**WHAT TO WORK ON**
Repeat, exactly and in full, the lines of the listing below, but without any pictures.

**SOURCE EXCERPT**
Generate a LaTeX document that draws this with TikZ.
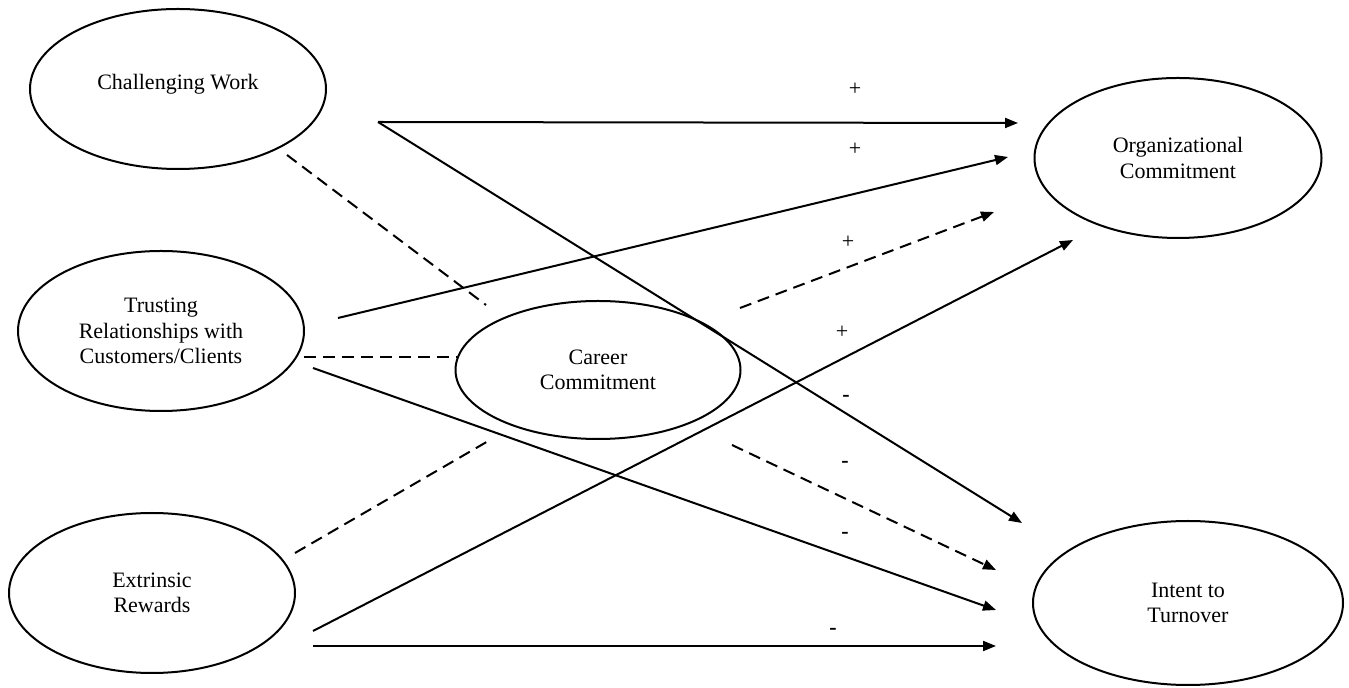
\documentclass[tikz,border=0pt]{standalone}
\usepackage{fontspec}
\setmainfont{Liberation Serif}
\usetikzlibrary{shapes.geometric,arrows.meta}
\begin{document}
\begin{tikzpicture}[x=0.5pt,y=-0.5pt,
  oval/.style={draw,ellipse,line width=1pt,inner sep=0pt,align=center,
    font=\fontsize{11pt}{12.75pt}\selectfont},
  conn/.style={line width=1pt},
  arr/.style={conn,-{Triangle[length=6.5pt,width=5pt]}},
  dsh/.style={dash pattern=on 6pt off 3.5pt},
  sign/.style={font=\fontsize{11pt}{12pt}\selectfont,inner sep=0pt},
  msign/.style={font=\fontsize{11pt}{12pt}\selectfont\bfseries,inner sep=0pt}]
\useasboundingbox (0,0) rectangle (1349,688);
% ellipses
\node[oval,minimum width=148pt,minimum height=80pt] (cw) at (178,89) {\raisebox{7pt}{Challenging Work}};
\node[oval,minimum width=143pt,minimum height=80pt] (tr) at (161,331) {Trusting\\Relationships with\\Customers/Clients};
\node[oval,minimum width=143pt,minimum height=80pt] (er) at (152,593) {Extrinsic\\Rewards};
\node[oval,minimum width=142.5pt,minimum height=69pt] (cc) at (598,370) {Career\\Commitment};
\node[oval,minimum width=143.5pt,minimum height=80pt] (oc) at (1178,158) {Organizational\\Commitment};
\node[oval,minimum width=155pt,minimum height=82pt] (it) at (1188,603) {Intent to\\Turnover};
% connector end points
\coordinate (cwS) at (378,122);
\coordinate (ocA) at (1018,123);
\coordinate (itA) at (1022,523);
\coordinate (trS) at (338,318);
\coordinate (ocB) at (1008,157);
\coordinate (ccS1) at (740,308);
\coordinate (ocC) at (994,212);
\coordinate (erS1) at (313,631);
\coordinate (ocD) at (1073,240);
\coordinate (ccS2) at (732,445);
\coordinate (itB) at (996,570);
\coordinate (trS2) at (313,368);
\coordinate (itC) at (996,610);
\coordinate (erS2) at (313,646);
\coordinate (itD) at (996,646);
% dashed links into career commitment
\coordinate (cwD) at (287,155);
\coordinate (ccD1) at (486,305);
\coordinate (trD) at (304,357);
\coordinate (ccD2) at (457,357);
\coordinate (erD) at (295,553);
\coordinate (ccD3) at (490,440);
\draw[conn,dsh] (cwD) -- (ccD1);
\draw[conn,dsh] (trD) -- (ccD2);
\draw[conn,dsh] (erD) -- (ccD3);
% arrows
\draw[arr] (cwS) -- (ocA);
\draw[arr] (cwS) -- (itA);
\draw[arr] (trS) -- (ocB);
\draw[arr,dsh] (ccS1) -- (ocC);
\draw[arr] (erS1) -- (ocD);
\draw[arr,dsh] (ccS2) -- (itB);
\draw[arr] (trS2) -- (itC);
\draw[arr] (erS2) -- (itD);
% signs
\node[sign] (p1) at (855,89) {+};
\node[sign] (p2) at (855,149) {+};
\node[sign] (p3) at (848,242) {+};
\node[sign] (p4) at (842,332) {+};
\node[msign] (m1) at (846,398) {-};
\node[msign] (m2) at (845,464) {-};
\node[msign] (m3) at (845,535) {-};
\node[msign] (m4) at (833,631) {-};
\end{tikzpicture}
\end{document}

**RESPONSE BELOW**
Generate a LaTeX document that draws this with TikZ.
\documentclass[tikz,border=0pt]{standalone}
\usepackage{fontspec}
\setmainfont{Liberation Serif}
\usetikzlibrary{shapes.geometric,arrows.meta}
\begin{document}
\begin{tikzpicture}[x=0.5pt,y=-0.5pt,
  oval/.style={draw,ellipse,line width=1pt,inner sep=0pt,align=center,
    font=\fontsize{11pt}{12.75pt}\selectfont},
  conn/.style={line width=1pt},
  arr/.style={conn,-{Triangle[length=6.5pt,width=5pt]}},
  dsh/.style={dash pattern=on 6pt off 3.5pt},
  sign/.style={font=\fontsize{11pt}{12pt}\selectfont,inner sep=0pt},
  msign/.style={font=\fontsize{11pt}{12pt}\selectfont\bfseries,inner sep=0pt}]
\useasboundingbox (0,0) rectangle (1349,688);
% ellipses
\node[oval,minimum width=148pt,minimum height=80pt] (cw) at (178,89) {\raisebox{7pt}{Challenging Work}};
\node[oval,minimum width=143pt,minimum height=80pt] (tr) at (161,331) {Trusting\\Relationships with\\Customers/Clients};
\node[oval,minimum width=143pt,minimum height=80pt] (er) at (152,593) {Extrinsic\\Rewards};
\node[oval,minimum width=142.5pt,minimum height=69pt] (cc) at (598,370) {Career\\Commitment};
\node[oval,minimum width=143.5pt,minimum height=80pt] (oc) at (1178,158) {Organizational\\Commitment};
\node[oval,minimum width=155pt,minimum height=82pt] (it) at (1188,603) {Intent to\\Turnover};
% connector end points
\coordinate (cwS) at (378,122);
\coordinate (ocA) at (1018,123);
\coordinate (itA) at (1022,523);
\coordinate (trS) at (338,318);
\coordinate (ocB) at (1008,157);
\coordinate (ccS1) at (740,308);
\coordinate (ocC) at (994,212);
\coordinate (erS1) at (313,631);
\coordinate (ocD) at (1073,240);
\coordinate (ccS2) at (732,445);
\coordinate (itB) at (996,570);
\coordinate (trS2) at (313,368);
\coordinate (itC) at (996,610);
\coordinate (erS2) at (313,646);
\coordinate (itD) at (996,646);
% dashed links into career commitment
\coordinate (cwD) at (287,155);
\coordinate (ccD1) at (486,305);
\coordinate (trD) at (304,357);
\coordinate (ccD2) at (457,357);
\coordinate (erD) at (295,553);
\coordinate (ccD3) at (490,440);
\draw[conn,dsh] (cwD) -- (ccD1);
\draw[conn,dsh] (trD) -- (ccD2);
\draw[conn,dsh] (erD) -- (ccD3);
% arrows
\draw[arr] (cwS) -- (ocA);
\draw[arr] (cwS) -- (itA);
\draw[arr] (trS) -- (ocB);
\draw[arr,dsh] (ccS1) -- (ocC);
\draw[arr] (erS1) -- (ocD);
\draw[arr,dsh] (ccS2) -- (itB);
\draw[arr] (trS2) -- (itC);
\draw[arr] (erS2) -- (itD);
% signs
\node[sign] (p1) at (855,89) {+};
\node[sign] (p2) at (855,149) {+};
\node[sign] (p3) at (848,242) {+};
\node[sign] (p4) at (842,332) {+};
\node[msign] (m1) at (846,398) {-};
\node[msign] (m2) at (845,464) {-};
\node[msign] (m3) at (845,535) {-};
\node[msign] (m4) at (833,631) {-};
\end{tikzpicture}
\end{document}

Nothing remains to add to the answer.